La société, filiale du groupe GECI qui emploie 113 salariés à Chambley (Meurthe-et-Moselle), avait été placée en redressement judiciaire en octobre.
Elle présente un passif de plus de 120 millions d'euros.
Sky Aircraft avait vu le jour en 2008 : il s'agissait de produire le Skylander, un avion bimoteur à hélices capable de transporter 19 passagers ou près de trois tonnes de fret et de faire face à des conditions climatiques et d'atterrissage extrêmes.
L'industriel avait reçu des avances remboursables pour 20 millions d'euros de la part de la région Lorraine, qui entendait développer la filière aéronautique sur son territoire, notamment à l'aéroport de Chambley.
Selon les salariés, les difficultés ont commencé fin 2011, lorsque la société s'est trouvée face à des difficultés de trésorerie, alors qu'elle ne dégageait aucune rentrée d'argent.
Le projet était toutefois soutenu par un large consensus politique: en janvier 2012, la chef de l'opposition au Conseil régional de Lorraine, Nadine Morano (UMP), par ailleurs membre du gouvernement de l'époque, avait ainsi annoncé un soutien de l'Etat de 60 millions d'euros, au titre du Grand emprunt et du Fonds stratégique d'investissement (FSI).

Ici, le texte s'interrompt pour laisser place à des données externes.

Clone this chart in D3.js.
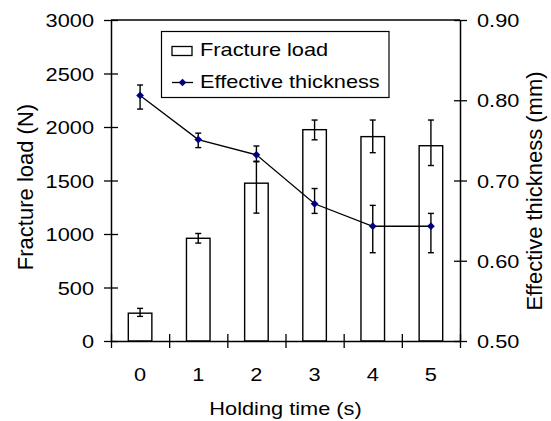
<!DOCTYPE html>
<html>
<head>
<meta charset="utf-8">
<script src="https://cdn.jsdelivr.net/npm/d3@7"></script>
<style>
  body { margin: 0; background: #fff; }
  text { font-family: "Liberation Sans", Arial, sans-serif; fill: #000; }
</style>
</head>
<body>
<div id="chart"></div>
<script>
// holding time categories and the two measured series (mean, +err, -err)
var categories = ["0", "1", "2", "3", "4", "5"];
var loadMean = [260, 960, 1475, 1975, 1910, 1825];
var loadErrPlus = [45, 45, 200, 90, 155, 240];
var loadErrMinus = [30, 45, 280, 95, 150, 185];
var thickMean = [0.806, 0.751, 0.732, 0.671, 0.643, 0.643];
var thickErrPlus = [0.013, 0.008, 0.011, 0.019, 0.026, 0.016];
var thickErrMinus = [0.017, 0.010, 0.008, 0.012, 0.033, 0.033];
var loadTicks = [0, 500, 1000, 1500, 2000, 2500, 3000];
var thickTicks = [0.5, 0.6, 0.7, 0.8, 0.9];

var width = 551, height = 421;
var plotL = 111, plotR = 460, plotT = 20, plotB = 341;
var fs = 18.6, sx = 1.17;   // horizontal text is drawn a little wide
var navy = "#000080";

var svg = d3.select("#chart").append("svg")
    .attr("width", width)
    .attr("height", height);

var x = d3.scaleBand().domain(categories).range([plotL, plotR]).padding(0);
var xEdge = d3.scaleLinear().domain([0, categories.length]).range([plotL, plotR]);
var yL = d3.scaleLinear().domain([0, 3000]).range([plotB, plotT]);
var yR = d3.scaleLinear().domain([0.5, 0.9]).range([plotB, plotT]);
var barW = x.bandwidth() * 0.405;

var rows = categories.map(function(c, i) {
  return {c: c, load: loadMean[i], lp: loadErrPlus[i], lm: loadErrMinus[i],
          th: thickMean[i], tp: thickErrPlus[i], tm: thickErrMinus[i]};
});

// bars
svg.append("g").selectAll("rect")
    .data(rows)
    .enter().append("rect")
    .attr("x", function(d) { return x(d.c) + x.bandwidth() / 2 - barW / 2; })
    .attr("y", function(d) { return yL(d.load); })
    .attr("width", barW)
    .attr("height", function(d) { return yL(0) - yL(d.load); })
    .style("fill", "#fff")
    .style("stroke", "#000")
    .style("stroke-width", 1.4);

function errBars(g, yScale, val, plus, minus) {
  var e = g.selectAll("g").data(rows).enter().append("g")
      .attr("transform", function(d) { return "translate(" + (x(d.c) + x.bandwidth() / 2) + ",0)"; })
      .style("stroke", "#000").style("stroke-width", 1.4);
  e.append("line")
      .attr("y1", function(d) { return yScale(d[val] + d[plus]); })
      .attr("y2", function(d) { return yScale(d[val] - d[minus]); });
  e.append("line").attr("x1", -3).attr("x2", 3)
      .attr("y1", function(d) { return yScale(d[val] + d[plus]); })
      .attr("y2", function(d) { return yScale(d[val] + d[plus]); });
  e.append("line").attr("x1", -3).attr("x2", 3)
      .attr("y1", function(d) { return yScale(d[val] - d[minus]); })
      .attr("y2", function(d) { return yScale(d[val] - d[minus]); });
}
errBars(svg.append("g"), yL, "load", "lp", "lm");

// thickness line
var line = d3.line()
    .x(function(d) { return x(d.c) + x.bandwidth() / 2; })
    .y(function(d) { return yR(d.th); });
svg.append("path")
    .datum(rows)
    .attr("d", line)
    .style("fill", "none")
    .style("stroke", "#000")
    .style("stroke-width", 1.3);
errBars(svg.append("g"), yR, "th", "tp", "tm");

var diamond = d3.symbol().type(d3.symbolSquare).size(30);
svg.append("g").selectAll("path")
    .data(rows)
    .enter().append("path")
    .attr("d", diamond)
    .attr("transform", function(d) {
      return "translate(" + (x(d.c) + x.bandwidth() / 2) + "," + yR(d.th) + ") rotate(45)";
    })
    .style("fill", navy);

// frame top
svg.append("line")
    .attr("x1", plotL).attr("x2", plotR).attr("y1", plotT).attr("y2", plotT)
    .style("stroke", "#000").style("stroke-width", 1.5);

function styleAxis(g) {
  g.select(".domain").style("stroke", "#000").style("stroke-width", 1.5);
  g.selectAll(".tick line").style("stroke", "#000").style("stroke-width", 1.3);
  g.selectAll("text").style("font-size", fs + "px").style("fill", "#000");
}

// left axis
var gL = svg.append("g")
    .attr("transform", "translate(" + plotL + ",0)")
    .call(d3.axisLeft(yL).tickValues(loadTicks).tickSizeOuter(0).tickFormat(d3.format("d")));
gL.selectAll(".tick line").attr("x1", -7).attr("x2", 7);
gL.selectAll(".tick text")
    .attr("x", 0).attr("dy", "0.36em")
    .attr("transform", "translate(-17,0) scale(" + sx + ",1)");
styleAxis(gL);

// right axis
var gR = svg.append("g")
    .attr("transform", "translate(" + plotR + ",0)")
    .call(d3.axisRight(yR).tickValues(thickTicks).tickSizeOuter(0).tickFormat(d3.format(".2f")));
gR.selectAll(".tick line").attr("x1", -6).attr("x2", 7);
gR.selectAll(".tick text")
    .attr("x", 0).attr("dy", "0.36em")
    .attr("transform", "translate(17,0) scale(" + sx + ",1)");
styleAxis(gR);

// bottom axis: tick marks on the category edges, labels in the middle
var gB = svg.append("g")
    .attr("transform", "translate(0," + plotB + ")")
    .call(d3.axisBottom(xEdge).tickValues(d3.range(categories.length + 1)).tickSizeOuter(0).tickFormat(""));
gB.selectAll(".tick line").attr("y1", -7).attr("y2", 7);
styleAxis(gB);

var gBL = svg.append("g")
    .attr("transform", "translate(0," + plotB + ")")
    .call(d3.axisBottom(x).tickSize(0));
gBL.select(".domain").remove();
gBL.selectAll(".tick text")
    .attr("y", 40).attr("dy", 0)
    .attr("transform", "scale(" + sx + ",1)")
    .attr("x", 0);
styleAxis(gBL);

// axis titles
svg.append("text")
    .attr("transform", "translate(" + ((plotL + plotR) / 2) + ",415) scale(" + sx + ",1)")
    .attr("text-anchor", "middle")
    .style("font-size", fs + "px")
    .text("Holding time (s)");

svg.append("text")
    .attr("transform", "translate(32.5,187) rotate(-90)")
    .attr("text-anchor", "middle")
    .style("font-size", "22px")
    .text("Fracture load (N)");

svg.append("text")
    .attr("transform", "translate(541.5,191) rotate(-90)")
    .attr("text-anchor", "middle")
    .style("font-size", "22px")
    .text("Effective thickness (mm)");

// legend
var lg = svg.append("g").attr("class", "legend");
lg.append("rect")
    .attr("x", 161.5).attr("y", 31.5).attr("width", 227.5).attr("height", 66)
    .style("fill", "#fff").style("stroke", "#000").style("stroke-width", 1.2);
lg.append("rect")
    .attr("x", 172).attr("y", 46.5).attr("width", 20).attr("height", 9)
    .style("fill", "#fff").style("stroke", "#000").style("stroke-width", 1.3);
lg.append("line")
    .attr("x1", 172).attr("x2", 193).attr("y1", 82.5).attr("y2", 82.5)
    .style("stroke", "#000").style("stroke-width", 1.3);
lg.append("path")
    .attr("d", diamond)
    .attr("transform", "translate(182.5,82.5) rotate(45)")
    .style("fill", navy);
lg.append("text")
    .attr("transform", "translate(200,55.5) scale(" + sx + ",1)")
    .style("font-size", fs + "px")
    .text("Fracture load");
lg.append("text")
    .attr("transform", "translate(200,88) scale(" + sx + ",1)")
    .style("font-size", fs + "px")
    .text("Effective thickness");
</script>
</body>
</html>
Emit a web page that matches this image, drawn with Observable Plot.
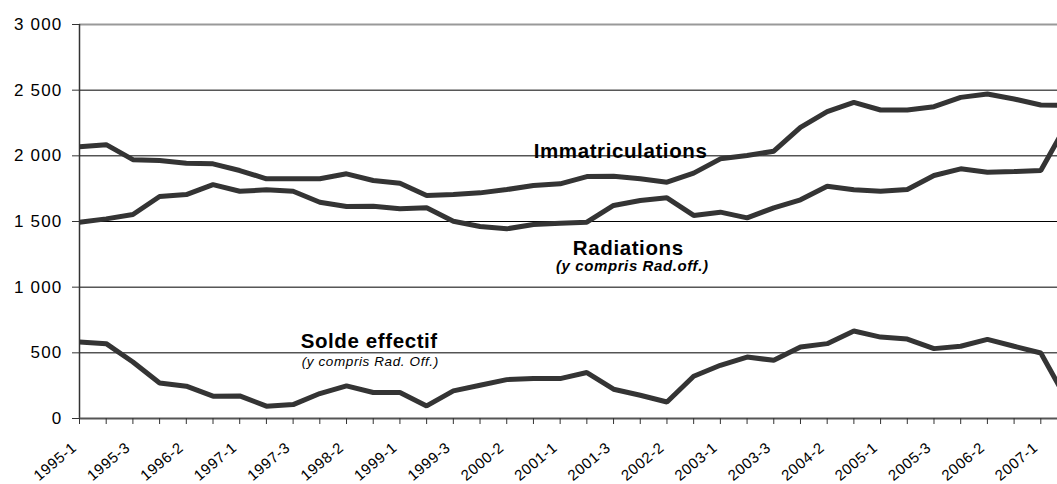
<!DOCTYPE html>
<html>
<head>
<meta charset="utf-8">
<script src="https://cdn.jsdelivr.net/npm/d3@7"></script>
<script src="https://cdn.jsdelivr.net/npm/@observablehq/plot@0.6"></script>
<style>
  html, body { margin: 0; padding: 0; background: #fff; }
  #wrap { width: 1057px; height: 484px; overflow: hidden; }
  #wrap svg { max-width: none !important; font-family: "Liberation Sans", Arial, sans-serif; }
</style>
</head>
<body>
<div id="wrap"></div>
<script>
const periods = [
  "1995-1","1995-2","1995-3","1996-1","1996-2","1996-3","1997-1","1997-2","1997-3",
  "1998-1","1998-2","1998-3","1999-1","1999-2","1999-3","2000-1","2000-2","2000-3",
  "2001-1","2001-2","2001-3","2002-1","2002-2","2002-3","2003-1","2003-2","2003-3",
  "2004-1","2004-2","2004-3","2005-1","2005-2","2005-3","2006-1","2006-2","2006-3",
  "2007-1","2007-2"
];
const immatriculations = [2070,2085,1971,1964,1943,1939,1888,1825,1825,1825,1863,1812,1791,1698,1705,1718,1743,1774,1787,1842,1845,1825,1799,1868,1977,2002,2035,2217,2336,2407,2349,2349,2374,2445,2471,2433,2387,2385];
const radiations = [1495,1520,1553,1690,1705,1781,1730,1741,1730,1647,1614,1616,1597,1604,1502,1462,1444,1477,1487,1495,1622,1660,1680,1546,1571,1528,1604,1665,1769,1741,1730,1743,1850,1901,1875,1880,1888,2250];
const solde = [583,570,430,271,246,170,172,94,106,190,248,198,198,96,210,253,296,304,304,350,223,177,126,322,405,468,443,544,570,666,620,605,532,550,603,550,499,132];

const yTicks = [0, 500, 1000, 1500, 2000, 2500, 3000];
const yTickLabels = ["0", "500", "1 000", "1 500", "2 000", "2 500", "3 000"];

const seriesNames = ["Immatriculations", "Radiations", "Solde effectif"];
const seriesValues = [immatriculations, radiations, solde];

const data = seriesNames.flatMap((name, s) =>
  periods.map((p, i) => ({series: name, idx: i, period: p, value: seriesValues[s][i]})));

// annotation texts, anchored to a period and a value on the chart's scales
const annoTexts   = ["Immatriculations", "Radiations", "(y compris Rad.off.)", "Solde effectif", "(y compris Rad. Off.)"];
const annoPeriods = ["2001-3", "2002-1", "2002-1", "1998-3", "1998-3"];
const annoValues  = [2037, 1292, 1156, 585, 430];

const annoStyles = [
  {dx: 7,   fontSize: 20.5, fontWeight: "bold",   fontStyle: "normal"},
  {dx: -12, fontSize: 20.5, fontWeight: "bold",   fontStyle: "normal"},
  {dx: -8,  fontSize: 15,   fontWeight: "bold",   fontStyle: "italic"},
  {dx: -4,  fontSize: 20.5, fontWeight: "bold",   fontStyle: "normal"},
  {dx: -3,  fontSize: 13.5, fontWeight: "normal", fontStyle: "italic"}
];

const lineColor = "#343434";
const idxTicks = periods.map((p, i) => i);
// every second period carries a label on the x axis
const xLabels = periods.map((p, i) => ({idx: i, label: p, value: 0})).filter(d => d.idx % 2 === 0);

const chart = Plot.plot({
  width: 1080,
  height: 484,
  marginLeft: 79,
  marginRight: 13,
  marginTop: 24,
  marginBottom: 66,
  style: {fontFamily: "'Liberation Sans', Arial, sans-serif", color: "#000", background: "#fff", maxWidth: "none"},
  x: {type: "linear", domain: [0, periods.length - 1], inset: 0},
  y: {domain: [0, 3000], inset: 0},
  marks: [
    Plot.ruleY(yTicks.filter(d => d > 0 && d < 3000), {stroke: "#000", strokeWidth: 1}),
    Plot.ruleY([3000], {stroke: "#999", strokeWidth: 2}),
    Plot.lineY(data, {x: "idx", y: "value", z: "series", stroke: lineColor, strokeWidth: 5, strokeLinejoin: "miter", strokeLinecap: "butt"}),
    Plot.ruleX([0], {y1: 0, y2: 3000, stroke: "#333", strokeWidth: 1.5}),
    Plot.ruleY([0], {stroke: "#555", strokeWidth: 2}),
    Plot.axisY({
      ticks: yTicks,
      tickSize: 7,
      tickPadding: 10,
      tickFormat: d => yTickLabels[yTicks.indexOf(d)],
      fontSize: 17,
      label: null,
      stroke: "#333"
    }),
    Plot.axisX({
      ticks: idxTicks,
      tickSize: 6,
      tickFormat: () => "",
      label: null,
      stroke: "#333"
    }),
    Plot.text(xLabels, {
      x: "idx", y: "value", text: "label", rotate: -40,
      textAnchor: "end", lineAnchor: "middle",
      dx: -5, dy: 27, fontSize: 15, fill: "#000"
    }),
    ...annoTexts.map((t, i) => Plot.text([{text: t, idx: periods.indexOf(annoPeriods[i]), value: annoValues[i]}], {
      x: "idx", y: "value", text: "text", fill: "#000", textAnchor: "middle",
      ...annoStyles[i]
    }))
  ]
});
document.getElementById("wrap").appendChild(chart);
chart.querySelectorAll("g[aria-label='y-axis tick label'] text").forEach(t => t.setAttribute("letter-spacing", "1.2"));
chart.querySelectorAll("g[aria-label='text'] text").forEach(t => t.setAttribute("letter-spacing", "0.6"));
</script>
</body>
</html>
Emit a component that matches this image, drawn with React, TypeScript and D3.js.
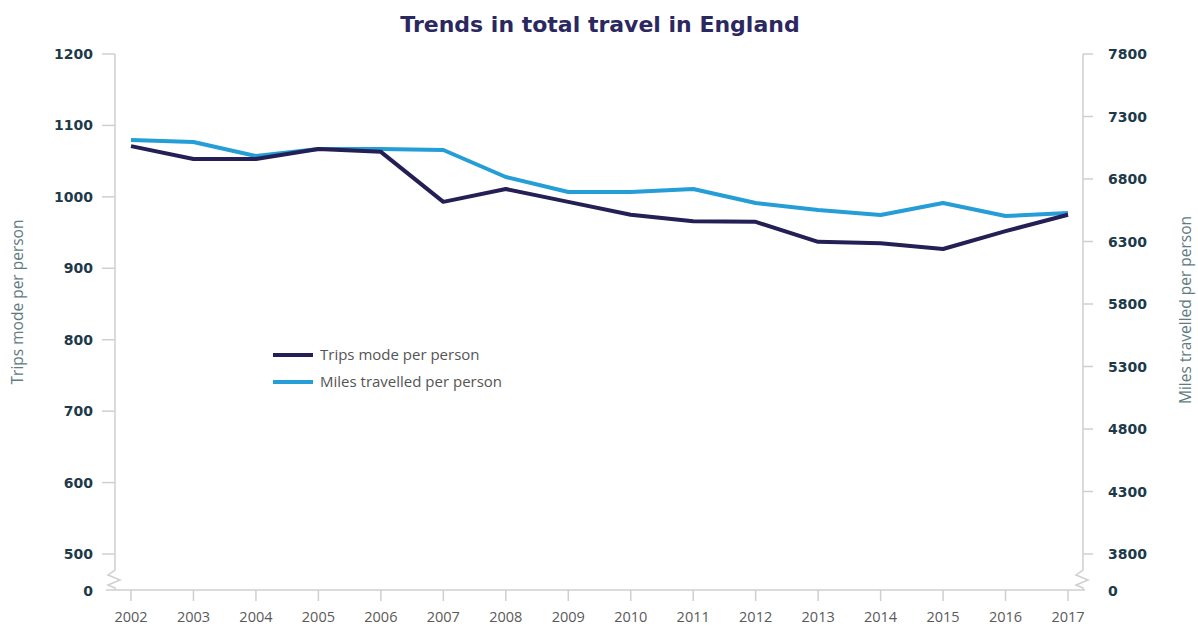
import React from "react";
import * as d3 from "d3";

const years = [2002, 2003, 2004, 2005, 2006, 2007, 2008, 2009, 2010, 2011, 2012, 2013, 2014, 2015, 2016, 2017];
const trips = [1071, 1053, 1053, 1067, 1063, 993, 1011, 993, 975, 966, 965, 937, 935, 927, 952, 975];
const miles = [7112, 7096, 6984, 7040, 7040, 7032, 6816, 6696, 6696, 6720, 6608, 6552, 6512, 6608, 6504, 6528];
const leftTicks = [500, 600, 700, 800, 900, 1000, 1100, 1200];
const rightTicks = [3800, 4300, 4800, 5300, 5800, 6300, 6800, 7300, 7800];

const W = 1198, H = 628;
const xL = 115, xR = 1083, yBase = 590;

export default function App() {
  const x = d3.scaleLinear().domain([2002, 2017]).range([131, 1068]);
  const yL = d3.scaleLinear().domain([500, 1200]).range([554, 54]);
  const yR = d3.scaleLinear().domain([3800, 7800]).range([554, 54]);

  const lineTrips = d3.line<number>().x((_, i) => x(years[i])).y((d) => yL(d));
  const lineMiles = d3.line<number>().x((_, i) => x(years[i])).y((d) => yR(d));

  const zig = (cx: number) =>
    `M${cx},566 L${cx},570 L${cx - 7},575 L${cx + 5},580 L${cx - 7},585 L${cx},588 L${cx},${yBase}`;

  const tickFont = { fontFamily: "'DejaVu Sans', sans-serif", fontWeight: 700, fontSize: 14, fill: "#1d3a4a" };
  const axisCol = "#cfcfcf";
  const lightFont = "'Open Sans', sans-serif";

  return (
    <svg width={W} height={H} style={{ position: "absolute", left: 0, top: 0, background: "#fff" }}>
      <text x={600} y={32} textAnchor="middle" fontFamily="'DejaVu Sans', sans-serif" fontWeight={700} fontSize={22} fill="#2b2760">
        Trends in total travel in England
      </text>

      {/* left axis */}
      <line x1={xL} x2={xL} y1={54} y2={566} stroke={axisCol} strokeWidth={1.5} />
      <path d={zig(xL)} fill="none" stroke={axisCol} strokeWidth={1.5} />
      {leftTicks.map((t) => (
        <g key={t}>
          <line x1={xL - 13} x2={xL} y1={yL(t)} y2={yL(t)} stroke={axisCol} strokeWidth={1.5} />
          <text x={93} y={yL(t) + 5} textAnchor="end" {...tickFont}>{t}</text>
        </g>
      ))}
      <text x={93} y={yBase + 6} textAnchor="end" {...tickFont}>0</text>

      {/* right axis */}
      <line x1={xR} x2={xR} y1={54} y2={566} stroke={axisCol} strokeWidth={1.5} />
      <path d={zig(xR)} fill="none" stroke={axisCol} strokeWidth={1.5} />
      {rightTicks.map((t) => (
        <g key={t}>
          <line x1={xR} x2={xR + 10} y1={yR(t)} y2={yR(t)} stroke={axisCol} strokeWidth={1.5} />
          <text x={1108} y={yR(t) + 5} textAnchor="start" {...tickFont}>{t}</text>
        </g>
      ))}
      <text x={1108} y={yBase + 6} textAnchor="start" {...tickFont}>0</text>

      {/* x axis */}
      <line x1={106} x2={xR + 2} y1={yBase} y2={yBase} stroke={axisCol} strokeWidth={1.5} />
      {years.map((yr) => (
        <g key={yr}>
          <line x1={x(yr)} x2={x(yr)} y1={yBase} y2={yBase + 11} stroke={axisCol} strokeWidth={1.5} />
          <text x={x(yr)} y={yBase + 32} textAnchor="middle" fontFamily={lightFont} fontSize={14.5} fill="#5a5a5a">{yr}</text>
        </g>
      ))}

      {/* axis titles */}
      <text transform="translate(23,302) rotate(-90)" textAnchor="middle" fontFamily={lightFont} fontSize={15.5} fill="#5f7c82">
        Trips mode per person
      </text>
      <text transform="translate(1191,310) rotate(-90)" textAnchor="middle" fontFamily={lightFont} fontSize={15.5} fill="#5f7c82">
        Miles travelled per person
      </text>

      {/* lines */}
      <path d={lineMiles(miles) || ""} fill="none" stroke="#259dd6" strokeWidth={4} strokeLinejoin="round" />
      <path d={lineTrips(trips) || ""} fill="none" stroke="#241f55" strokeWidth={4} strokeLinejoin="round" />

      {/* legend */}
      <line x1={273} x2={313} y1={355} y2={355} stroke="#241f55" strokeWidth={4} />
      <text x={320} y={360} fontFamily={lightFont} fontSize={15} fill="#555">Trips mode per person</text>
      <line x1={273} x2={313} y1={382} y2={382} stroke="#259dd6" strokeWidth={4} />
      <text x={320} y={387} fontFamily={lightFont} fontSize={15} fill="#555">Miles travelled per person</text>
    </svg>
  );
}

Mais, quelques semaines plus tard, le FSI s'était ravisé, en estimant que "le projet sous-estimait le coût final et surestimait les perspectives commerciales", alors que des promesses d'achat annoncées s'étaient finalement avérées incertaines.
Le Fonds avait alors conditionné son aide à l'adossement de Sky Aircraft à un partenaire industriel, sans succès.
Depuis le placement en redressement judiciaire, seul un repreneur potentiel, Hong Kong Technology Group Corporation, s'était fait connaître, "mais il ne s'est jamais présenté devant le tribunal", a souligné mardi le président de la juridiction commerciale.
Ce candidat devait en outre verser 13 millions de dollars au titre des garanties financières, somme qui n'a jamais été transférée en France.
"On a l'impression d'avoir accompagné un malade pendant des mois, avant une mort annoncée. Nous en voulons au PDG de Sky Aircraft, Serge Bitboul, comme à tous les acteurs du dossier qui n'ont pas respecté leurs engagements", a souligné auprès de l'AFP une représentante syndicale CFE-CGC, Nathalie Hannis.
Le secrétaire du comité d'entreprise, Pierre Médan, a pour sa part évoqué "un immense gâchis", en se disant "extrêmement déçu".
"Est-ce que Sky Aircraft a fait ce qu'il fallait, peut-être pas: Serge Bitboul était un novice sur le marché de la construction d'avions, il n'a pas su être crédible", a estimé l'une des salariées à la sortie du tribunal, en comparant l'aventure Skylander à "un naufrage".